— Begin Material for this exercise —
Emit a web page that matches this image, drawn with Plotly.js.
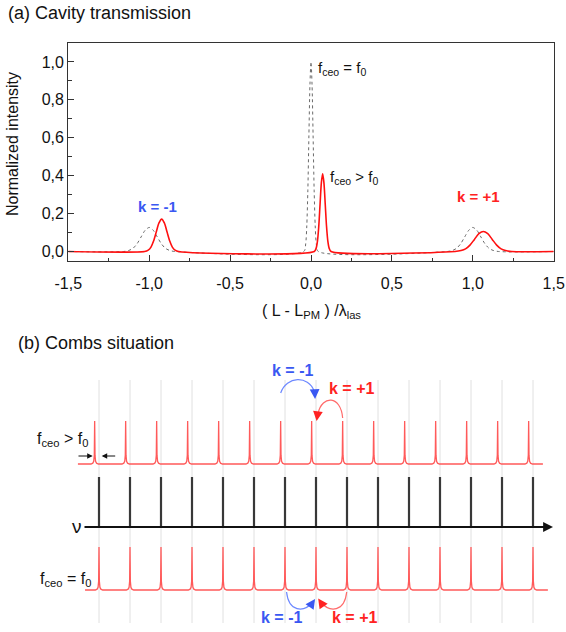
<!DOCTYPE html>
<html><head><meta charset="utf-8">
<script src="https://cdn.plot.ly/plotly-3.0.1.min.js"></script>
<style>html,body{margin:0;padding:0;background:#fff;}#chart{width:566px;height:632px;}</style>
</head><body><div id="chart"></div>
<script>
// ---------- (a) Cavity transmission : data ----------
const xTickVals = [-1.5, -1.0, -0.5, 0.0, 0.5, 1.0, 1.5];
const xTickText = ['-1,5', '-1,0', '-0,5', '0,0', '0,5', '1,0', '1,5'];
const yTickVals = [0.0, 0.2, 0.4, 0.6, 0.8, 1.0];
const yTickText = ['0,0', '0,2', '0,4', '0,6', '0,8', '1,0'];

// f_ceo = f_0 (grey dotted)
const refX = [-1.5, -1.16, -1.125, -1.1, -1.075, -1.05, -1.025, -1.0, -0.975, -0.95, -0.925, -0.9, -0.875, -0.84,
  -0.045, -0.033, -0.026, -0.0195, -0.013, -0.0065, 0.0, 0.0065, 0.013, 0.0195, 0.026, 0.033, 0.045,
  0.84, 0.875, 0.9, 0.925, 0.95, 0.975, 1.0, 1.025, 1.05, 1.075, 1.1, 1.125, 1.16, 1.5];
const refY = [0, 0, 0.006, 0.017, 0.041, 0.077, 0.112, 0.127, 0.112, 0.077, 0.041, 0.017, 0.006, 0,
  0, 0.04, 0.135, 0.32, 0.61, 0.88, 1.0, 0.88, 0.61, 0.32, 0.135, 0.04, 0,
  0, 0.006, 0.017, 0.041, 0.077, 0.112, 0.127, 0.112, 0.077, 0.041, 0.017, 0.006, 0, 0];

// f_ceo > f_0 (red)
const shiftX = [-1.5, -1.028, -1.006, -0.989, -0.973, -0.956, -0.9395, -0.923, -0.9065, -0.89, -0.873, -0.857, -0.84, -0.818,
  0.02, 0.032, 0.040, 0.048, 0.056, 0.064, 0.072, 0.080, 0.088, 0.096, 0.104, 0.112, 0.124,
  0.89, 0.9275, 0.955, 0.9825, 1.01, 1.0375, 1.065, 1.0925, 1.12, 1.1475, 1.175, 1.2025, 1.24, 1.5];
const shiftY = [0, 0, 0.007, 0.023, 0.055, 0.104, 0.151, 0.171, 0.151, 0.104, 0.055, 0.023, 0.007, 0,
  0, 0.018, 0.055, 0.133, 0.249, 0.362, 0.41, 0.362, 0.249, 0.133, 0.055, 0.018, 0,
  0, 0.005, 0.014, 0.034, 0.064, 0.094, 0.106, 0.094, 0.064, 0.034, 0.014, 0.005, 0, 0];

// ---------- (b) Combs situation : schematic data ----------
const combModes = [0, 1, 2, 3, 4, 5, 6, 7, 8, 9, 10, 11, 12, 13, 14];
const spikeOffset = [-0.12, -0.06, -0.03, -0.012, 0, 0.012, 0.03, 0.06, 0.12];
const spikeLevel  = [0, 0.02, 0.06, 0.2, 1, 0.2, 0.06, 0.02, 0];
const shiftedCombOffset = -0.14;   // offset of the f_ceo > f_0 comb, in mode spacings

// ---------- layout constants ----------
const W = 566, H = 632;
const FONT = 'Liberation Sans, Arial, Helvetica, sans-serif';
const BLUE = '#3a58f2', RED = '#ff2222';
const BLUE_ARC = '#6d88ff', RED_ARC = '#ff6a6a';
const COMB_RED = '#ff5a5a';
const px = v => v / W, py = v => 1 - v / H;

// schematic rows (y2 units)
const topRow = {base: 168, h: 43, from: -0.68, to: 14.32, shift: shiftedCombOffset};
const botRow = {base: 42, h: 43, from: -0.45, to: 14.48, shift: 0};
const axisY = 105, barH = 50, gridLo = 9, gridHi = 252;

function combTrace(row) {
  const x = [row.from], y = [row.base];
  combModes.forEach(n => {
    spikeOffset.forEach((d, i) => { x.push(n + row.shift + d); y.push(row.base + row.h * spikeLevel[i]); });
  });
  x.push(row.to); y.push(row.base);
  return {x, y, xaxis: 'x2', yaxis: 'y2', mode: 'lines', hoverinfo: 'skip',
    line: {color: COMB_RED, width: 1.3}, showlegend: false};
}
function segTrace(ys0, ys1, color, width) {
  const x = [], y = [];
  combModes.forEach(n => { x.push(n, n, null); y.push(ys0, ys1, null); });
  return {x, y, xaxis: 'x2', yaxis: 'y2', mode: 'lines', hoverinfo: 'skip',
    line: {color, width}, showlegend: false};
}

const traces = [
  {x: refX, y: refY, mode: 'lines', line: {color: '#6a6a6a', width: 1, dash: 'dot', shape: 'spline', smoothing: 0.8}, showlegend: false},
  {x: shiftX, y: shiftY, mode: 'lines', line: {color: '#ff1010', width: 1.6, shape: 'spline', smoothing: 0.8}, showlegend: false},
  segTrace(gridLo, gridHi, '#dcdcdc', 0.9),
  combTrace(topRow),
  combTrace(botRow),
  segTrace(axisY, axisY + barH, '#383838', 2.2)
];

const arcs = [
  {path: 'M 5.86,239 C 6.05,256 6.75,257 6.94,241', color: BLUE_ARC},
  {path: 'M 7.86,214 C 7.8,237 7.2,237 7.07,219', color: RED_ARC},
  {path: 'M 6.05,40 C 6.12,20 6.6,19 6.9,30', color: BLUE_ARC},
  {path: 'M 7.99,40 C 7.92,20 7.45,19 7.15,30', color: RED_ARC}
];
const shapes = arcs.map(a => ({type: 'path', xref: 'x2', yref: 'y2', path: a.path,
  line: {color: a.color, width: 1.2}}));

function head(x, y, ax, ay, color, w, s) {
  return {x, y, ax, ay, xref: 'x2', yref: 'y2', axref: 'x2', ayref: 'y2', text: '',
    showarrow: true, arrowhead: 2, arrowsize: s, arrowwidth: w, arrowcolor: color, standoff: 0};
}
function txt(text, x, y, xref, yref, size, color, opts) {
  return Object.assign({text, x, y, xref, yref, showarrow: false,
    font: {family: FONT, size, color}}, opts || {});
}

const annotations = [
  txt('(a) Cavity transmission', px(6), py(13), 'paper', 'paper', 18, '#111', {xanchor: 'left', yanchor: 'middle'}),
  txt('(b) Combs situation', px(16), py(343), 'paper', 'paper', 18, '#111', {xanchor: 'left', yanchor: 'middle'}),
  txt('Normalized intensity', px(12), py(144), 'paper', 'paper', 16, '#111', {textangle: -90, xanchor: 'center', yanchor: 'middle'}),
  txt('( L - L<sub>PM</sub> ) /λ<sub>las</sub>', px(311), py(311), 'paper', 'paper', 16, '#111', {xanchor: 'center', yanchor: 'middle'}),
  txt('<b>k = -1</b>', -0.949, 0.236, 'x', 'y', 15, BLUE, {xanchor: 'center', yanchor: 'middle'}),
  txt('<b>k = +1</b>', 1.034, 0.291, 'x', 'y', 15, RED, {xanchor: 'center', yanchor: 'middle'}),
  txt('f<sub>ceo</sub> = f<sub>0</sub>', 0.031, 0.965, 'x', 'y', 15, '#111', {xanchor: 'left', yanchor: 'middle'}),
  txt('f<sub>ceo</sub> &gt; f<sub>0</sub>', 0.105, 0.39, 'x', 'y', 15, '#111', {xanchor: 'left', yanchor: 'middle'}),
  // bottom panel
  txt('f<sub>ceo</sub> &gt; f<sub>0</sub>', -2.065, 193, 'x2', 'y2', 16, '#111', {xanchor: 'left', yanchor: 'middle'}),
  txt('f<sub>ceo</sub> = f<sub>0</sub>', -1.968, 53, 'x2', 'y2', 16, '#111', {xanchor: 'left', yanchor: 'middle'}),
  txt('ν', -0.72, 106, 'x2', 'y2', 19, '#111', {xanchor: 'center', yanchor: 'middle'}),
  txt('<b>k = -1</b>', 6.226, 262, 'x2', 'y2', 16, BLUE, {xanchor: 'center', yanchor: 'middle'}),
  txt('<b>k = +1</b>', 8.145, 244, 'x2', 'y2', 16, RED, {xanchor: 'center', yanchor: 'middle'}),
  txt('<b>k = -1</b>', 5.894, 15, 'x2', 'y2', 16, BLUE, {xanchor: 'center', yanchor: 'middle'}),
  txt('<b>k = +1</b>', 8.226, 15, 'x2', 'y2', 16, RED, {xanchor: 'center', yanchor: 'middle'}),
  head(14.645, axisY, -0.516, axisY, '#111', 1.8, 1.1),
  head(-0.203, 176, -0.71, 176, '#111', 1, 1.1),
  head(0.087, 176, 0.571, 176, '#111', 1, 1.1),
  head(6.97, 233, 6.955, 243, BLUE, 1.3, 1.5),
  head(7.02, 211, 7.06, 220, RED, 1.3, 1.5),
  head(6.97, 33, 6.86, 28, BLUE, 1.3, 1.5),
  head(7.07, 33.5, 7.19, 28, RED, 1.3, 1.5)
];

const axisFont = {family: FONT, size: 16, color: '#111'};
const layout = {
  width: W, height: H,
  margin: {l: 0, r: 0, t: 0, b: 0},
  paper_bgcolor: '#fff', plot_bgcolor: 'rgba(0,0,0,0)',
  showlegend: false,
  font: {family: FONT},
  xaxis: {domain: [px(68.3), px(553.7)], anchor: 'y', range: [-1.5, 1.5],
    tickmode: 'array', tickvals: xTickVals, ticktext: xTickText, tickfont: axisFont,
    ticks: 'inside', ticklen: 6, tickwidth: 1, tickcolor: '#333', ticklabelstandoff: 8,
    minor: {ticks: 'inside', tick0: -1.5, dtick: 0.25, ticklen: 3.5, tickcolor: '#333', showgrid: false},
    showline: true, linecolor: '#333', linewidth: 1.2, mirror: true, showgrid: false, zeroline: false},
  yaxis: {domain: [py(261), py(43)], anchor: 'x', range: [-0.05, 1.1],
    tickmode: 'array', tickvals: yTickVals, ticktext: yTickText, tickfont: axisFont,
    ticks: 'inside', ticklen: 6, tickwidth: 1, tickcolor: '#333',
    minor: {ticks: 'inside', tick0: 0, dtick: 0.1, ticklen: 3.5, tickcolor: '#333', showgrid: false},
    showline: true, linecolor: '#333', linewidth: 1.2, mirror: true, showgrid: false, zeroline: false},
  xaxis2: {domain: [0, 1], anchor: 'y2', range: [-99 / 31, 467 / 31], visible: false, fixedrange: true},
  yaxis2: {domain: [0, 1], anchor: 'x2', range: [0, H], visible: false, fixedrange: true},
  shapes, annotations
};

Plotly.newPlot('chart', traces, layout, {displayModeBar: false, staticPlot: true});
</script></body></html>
— End Material for this exercise —
— Begin Material for this exercise —
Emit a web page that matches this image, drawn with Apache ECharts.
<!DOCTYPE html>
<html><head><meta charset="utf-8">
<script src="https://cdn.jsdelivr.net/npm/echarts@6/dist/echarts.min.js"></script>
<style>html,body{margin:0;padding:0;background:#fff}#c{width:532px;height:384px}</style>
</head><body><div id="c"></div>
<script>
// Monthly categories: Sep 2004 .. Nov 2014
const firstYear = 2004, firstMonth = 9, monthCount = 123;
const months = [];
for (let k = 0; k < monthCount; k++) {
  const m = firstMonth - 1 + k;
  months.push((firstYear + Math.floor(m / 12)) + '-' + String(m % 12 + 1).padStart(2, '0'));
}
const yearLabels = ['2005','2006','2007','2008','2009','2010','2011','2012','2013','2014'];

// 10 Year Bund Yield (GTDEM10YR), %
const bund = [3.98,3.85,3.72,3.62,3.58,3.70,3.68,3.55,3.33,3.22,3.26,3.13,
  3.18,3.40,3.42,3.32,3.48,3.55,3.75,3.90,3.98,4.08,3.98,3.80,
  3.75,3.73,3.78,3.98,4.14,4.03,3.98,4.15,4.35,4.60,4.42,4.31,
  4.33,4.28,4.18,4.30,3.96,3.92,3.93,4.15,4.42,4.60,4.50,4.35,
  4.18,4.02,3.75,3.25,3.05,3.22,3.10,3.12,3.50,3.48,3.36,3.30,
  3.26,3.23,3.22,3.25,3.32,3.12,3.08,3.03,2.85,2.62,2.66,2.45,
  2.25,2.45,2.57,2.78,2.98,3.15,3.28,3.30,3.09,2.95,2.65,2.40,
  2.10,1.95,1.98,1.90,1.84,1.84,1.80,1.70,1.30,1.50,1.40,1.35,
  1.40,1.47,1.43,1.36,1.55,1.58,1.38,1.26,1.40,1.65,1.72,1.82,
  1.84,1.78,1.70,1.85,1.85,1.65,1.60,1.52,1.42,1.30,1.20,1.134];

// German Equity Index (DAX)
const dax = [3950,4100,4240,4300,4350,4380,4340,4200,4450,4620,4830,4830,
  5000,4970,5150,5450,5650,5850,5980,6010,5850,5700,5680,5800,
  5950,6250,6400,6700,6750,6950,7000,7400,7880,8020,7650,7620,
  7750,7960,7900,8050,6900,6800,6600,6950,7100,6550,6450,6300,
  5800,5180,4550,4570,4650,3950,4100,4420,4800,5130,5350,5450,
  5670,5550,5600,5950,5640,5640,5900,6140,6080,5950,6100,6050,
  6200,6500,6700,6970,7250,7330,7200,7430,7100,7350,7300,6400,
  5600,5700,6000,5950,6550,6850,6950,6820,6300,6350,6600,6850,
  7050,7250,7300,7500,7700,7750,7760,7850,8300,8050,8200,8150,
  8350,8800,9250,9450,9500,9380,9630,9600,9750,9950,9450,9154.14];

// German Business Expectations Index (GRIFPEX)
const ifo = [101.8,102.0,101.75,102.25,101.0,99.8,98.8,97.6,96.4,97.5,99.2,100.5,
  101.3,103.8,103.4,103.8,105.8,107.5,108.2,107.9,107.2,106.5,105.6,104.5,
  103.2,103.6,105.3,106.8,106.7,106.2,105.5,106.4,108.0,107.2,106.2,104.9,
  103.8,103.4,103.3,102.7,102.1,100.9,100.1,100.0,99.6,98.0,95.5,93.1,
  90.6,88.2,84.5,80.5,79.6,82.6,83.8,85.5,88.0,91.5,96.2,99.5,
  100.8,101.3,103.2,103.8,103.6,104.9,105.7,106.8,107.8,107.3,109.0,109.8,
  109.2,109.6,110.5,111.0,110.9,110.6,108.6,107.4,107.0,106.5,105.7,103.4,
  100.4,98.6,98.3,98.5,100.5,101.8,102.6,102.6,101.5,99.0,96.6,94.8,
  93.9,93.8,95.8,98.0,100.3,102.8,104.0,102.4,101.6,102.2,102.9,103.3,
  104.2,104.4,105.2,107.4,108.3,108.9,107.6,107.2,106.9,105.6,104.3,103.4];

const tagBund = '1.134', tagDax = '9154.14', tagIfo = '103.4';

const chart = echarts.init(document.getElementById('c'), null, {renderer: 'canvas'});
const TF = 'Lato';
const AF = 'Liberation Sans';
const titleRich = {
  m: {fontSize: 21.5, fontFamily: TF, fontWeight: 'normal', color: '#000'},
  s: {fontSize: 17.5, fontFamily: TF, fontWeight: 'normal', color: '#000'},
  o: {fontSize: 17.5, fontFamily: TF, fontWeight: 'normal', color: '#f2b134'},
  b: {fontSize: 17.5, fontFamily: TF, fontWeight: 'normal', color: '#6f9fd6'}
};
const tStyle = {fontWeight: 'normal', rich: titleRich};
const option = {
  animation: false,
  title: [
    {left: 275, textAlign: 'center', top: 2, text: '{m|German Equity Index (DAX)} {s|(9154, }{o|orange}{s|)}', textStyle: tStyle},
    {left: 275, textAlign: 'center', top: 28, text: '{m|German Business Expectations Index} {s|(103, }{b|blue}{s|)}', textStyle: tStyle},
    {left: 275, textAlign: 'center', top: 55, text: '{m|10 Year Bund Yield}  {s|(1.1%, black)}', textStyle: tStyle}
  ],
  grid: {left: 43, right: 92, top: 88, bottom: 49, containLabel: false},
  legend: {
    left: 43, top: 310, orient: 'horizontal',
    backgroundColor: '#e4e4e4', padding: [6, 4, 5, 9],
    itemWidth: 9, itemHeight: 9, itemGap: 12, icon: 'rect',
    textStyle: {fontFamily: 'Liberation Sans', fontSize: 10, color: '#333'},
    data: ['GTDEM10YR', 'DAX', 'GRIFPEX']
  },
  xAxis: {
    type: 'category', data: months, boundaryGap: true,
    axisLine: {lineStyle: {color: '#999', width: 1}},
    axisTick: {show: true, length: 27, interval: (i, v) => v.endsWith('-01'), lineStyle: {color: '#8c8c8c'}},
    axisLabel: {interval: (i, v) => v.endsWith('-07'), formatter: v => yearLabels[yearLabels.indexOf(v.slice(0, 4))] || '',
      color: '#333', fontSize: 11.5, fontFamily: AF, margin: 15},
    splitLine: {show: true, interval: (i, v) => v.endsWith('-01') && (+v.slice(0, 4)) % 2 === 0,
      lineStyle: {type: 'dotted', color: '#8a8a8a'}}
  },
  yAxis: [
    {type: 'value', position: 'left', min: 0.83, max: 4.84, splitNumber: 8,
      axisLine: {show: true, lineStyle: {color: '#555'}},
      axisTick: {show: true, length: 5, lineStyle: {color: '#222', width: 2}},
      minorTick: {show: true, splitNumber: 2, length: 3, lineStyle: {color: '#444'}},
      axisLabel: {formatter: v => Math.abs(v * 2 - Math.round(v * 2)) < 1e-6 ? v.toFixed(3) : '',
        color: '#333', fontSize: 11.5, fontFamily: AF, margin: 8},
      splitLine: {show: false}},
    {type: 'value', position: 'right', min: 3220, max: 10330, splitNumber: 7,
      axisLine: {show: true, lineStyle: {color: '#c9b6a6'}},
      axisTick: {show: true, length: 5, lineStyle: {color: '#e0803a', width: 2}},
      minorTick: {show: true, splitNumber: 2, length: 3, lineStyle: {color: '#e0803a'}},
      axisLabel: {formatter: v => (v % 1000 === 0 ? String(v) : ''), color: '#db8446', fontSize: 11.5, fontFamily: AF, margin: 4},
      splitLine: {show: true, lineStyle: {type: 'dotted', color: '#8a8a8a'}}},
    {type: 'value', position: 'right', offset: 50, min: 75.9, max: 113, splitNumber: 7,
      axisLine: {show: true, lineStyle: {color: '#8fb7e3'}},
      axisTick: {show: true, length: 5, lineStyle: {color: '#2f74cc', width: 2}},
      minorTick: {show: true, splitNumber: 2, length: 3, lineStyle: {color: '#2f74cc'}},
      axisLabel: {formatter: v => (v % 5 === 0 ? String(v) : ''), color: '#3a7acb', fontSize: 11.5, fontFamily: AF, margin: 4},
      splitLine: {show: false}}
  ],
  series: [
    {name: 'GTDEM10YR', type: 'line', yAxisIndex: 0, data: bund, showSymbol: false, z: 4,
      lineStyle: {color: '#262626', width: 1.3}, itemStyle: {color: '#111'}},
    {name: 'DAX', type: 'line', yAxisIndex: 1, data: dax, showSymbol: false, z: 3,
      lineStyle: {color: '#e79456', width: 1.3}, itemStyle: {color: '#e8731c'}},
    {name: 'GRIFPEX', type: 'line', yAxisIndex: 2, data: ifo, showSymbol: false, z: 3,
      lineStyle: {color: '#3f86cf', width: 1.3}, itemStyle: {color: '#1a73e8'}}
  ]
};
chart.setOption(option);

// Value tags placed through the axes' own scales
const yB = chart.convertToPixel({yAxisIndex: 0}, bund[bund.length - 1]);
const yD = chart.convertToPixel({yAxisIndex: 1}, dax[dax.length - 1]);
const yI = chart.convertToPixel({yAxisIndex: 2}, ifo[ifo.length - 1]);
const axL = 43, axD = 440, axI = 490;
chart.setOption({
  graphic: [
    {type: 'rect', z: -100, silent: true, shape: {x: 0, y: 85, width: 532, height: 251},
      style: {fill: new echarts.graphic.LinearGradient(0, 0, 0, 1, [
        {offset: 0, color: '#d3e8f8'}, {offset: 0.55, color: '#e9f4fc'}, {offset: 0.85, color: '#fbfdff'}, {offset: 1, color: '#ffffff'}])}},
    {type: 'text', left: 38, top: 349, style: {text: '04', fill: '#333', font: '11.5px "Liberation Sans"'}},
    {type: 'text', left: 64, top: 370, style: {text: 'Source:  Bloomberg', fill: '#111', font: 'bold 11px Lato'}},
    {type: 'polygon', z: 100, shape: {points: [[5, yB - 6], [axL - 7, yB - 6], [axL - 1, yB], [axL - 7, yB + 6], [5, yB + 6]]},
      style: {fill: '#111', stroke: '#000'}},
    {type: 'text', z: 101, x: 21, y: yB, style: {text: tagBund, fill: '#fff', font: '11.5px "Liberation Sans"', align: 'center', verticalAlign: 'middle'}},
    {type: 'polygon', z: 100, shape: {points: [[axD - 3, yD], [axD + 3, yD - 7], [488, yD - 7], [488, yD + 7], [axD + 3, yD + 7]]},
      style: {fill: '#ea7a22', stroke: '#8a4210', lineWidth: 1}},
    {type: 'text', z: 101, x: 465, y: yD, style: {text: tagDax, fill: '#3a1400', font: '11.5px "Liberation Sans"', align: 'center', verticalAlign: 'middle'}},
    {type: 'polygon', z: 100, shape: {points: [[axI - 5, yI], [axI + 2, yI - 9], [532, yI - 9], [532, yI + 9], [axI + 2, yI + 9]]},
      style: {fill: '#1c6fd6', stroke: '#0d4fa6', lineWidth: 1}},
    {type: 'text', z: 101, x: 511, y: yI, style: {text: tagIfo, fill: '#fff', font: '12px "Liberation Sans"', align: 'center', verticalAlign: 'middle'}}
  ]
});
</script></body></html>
— End Material for this exercise —
Problem to solve -
Only the lines from the one with "Emit a web page that matches this image, drawn with Plotly.js." through the one with "0.006, 0, 0];", both included, go in the copy, exactly as written. Leave the pictures behind.

Final result -
Emit a web page that matches this image, drawn with Plotly.js.
<!DOCTYPE html>
<html><head><meta charset="utf-8">
<script src="https://cdn.plot.ly/plotly-3.0.1.min.js"></script>
<style>html,body{margin:0;padding:0;background:#fff;}#chart{width:566px;height:632px;}</style>
</head><body><div id="chart"></div>
<script>
// ---------- (a) Cavity transmission : data ----------
const xTickVals = [-1.5, -1.0, -0.5, 0.0, 0.5, 1.0, 1.5];
const xTickText = ['-1,5', '-1,0', '-0,5', '0,0', '0,5', '1,0', '1,5'];
const yTickVals = [0.0, 0.2, 0.4, 0.6, 0.8, 1.0];
const yTickText = ['0,0', '0,2', '0,4', '0,6', '0,8', '1,0'];

// f_ceo = f_0 (grey dotted)
const refX = [-1.5, -1.16, -1.125, -1.1, -1.075, -1.05, -1.025, -1.0, -0.975, -0.95, -0.925, -0.9, -0.875, -0.84,
  -0.045, -0.033, -0.026, -0.0195, -0.013, -0.0065, 0.0, 0.0065, 0.013, 0.0195, 0.026, 0.033, 0.045,
  0.84, 0.875, 0.9, 0.925, 0.95, 0.975, 1.0, 1.025, 1.05, 1.075, 1.1, 1.125, 1.16, 1.5];
const refY = [0, 0, 0.006, 0.017, 0.041, 0.077, 0.112, 0.127, 0.112, 0.077, 0.041, 0.017, 0.006, 0,
  0, 0.04, 0.135, 0.32, 0.61, 0.88, 1.0, 0.88, 0.61, 0.32, 0.135, 0.04, 0,
  0, 0.006, 0.017, 0.041, 0.077, 0.112, 0.127, 0.112, 0.077, 0.041, 0.017, 0.006, 0, 0];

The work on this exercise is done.